The Gnostics, as Christians, of course believed in a true omnipotent/omniscient God above the demiurge. Though of course, further intermediate deities could be interposed — the Wikipedia article describes “the introduction by emanation of further divine beings, which are nevertheless identifiable as aspects of the God from which they proceeded; the progressive emanations are often conceived metaphorically as a gradual and progressive distancing from the ultimate source, which brings about an instability in the fabric of the divine nature.” This puts me in mind of an infinite regress toward the final infinite God — a turtles all the way up cosmology.

In the end, unlike the Gnostics, I don’t see how there’s any way we could tell whether this is true or not. There’s nothing we can perceive as divine that couldn’t, possibly, be produced by some advanced technology. And any such “divinity” could conceivably, in turn, be eclipsed by something more advanced. We have no way of knowing.

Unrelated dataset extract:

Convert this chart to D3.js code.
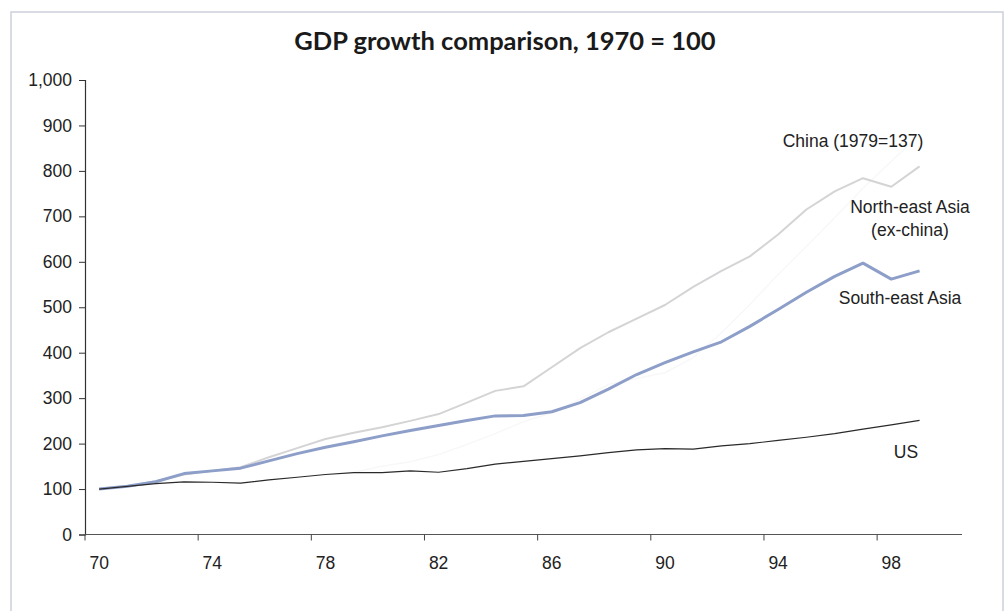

But the Gnostics did believe that they had knowledge (gnosis) of the Word of the true infinite God. To me, this is their central mistake. Obviously, they had to believe they had a handle on the Truth, in order to be a religion. But most of their beliefs pointed to the inability of humans to discern such truth or tell it apart from the simulations/lies of the demiurge. The only way around this would be to posit that humans have an inbuilt mystic sense that can accurately tell the truth about religious beliefs … but the simultaneous existence of innumerable contradictory religious beliefs disproves this.

The only conclusion, to my mind, is to admit that we don’t know, and can’t know, no matter how compelled we may be by evidence or enlightenment or persuasion or insight. That’s agnosticism in a nutshell. Treat religious works, rituals, ideas as though they were stage plays or stage magic — draw from them delight, insight, compassion, wonder … even if you don’t believe for a moment that the lady was really cut in half and rejoined, the king really fell on his sword, the flowers were really transmuted into doves.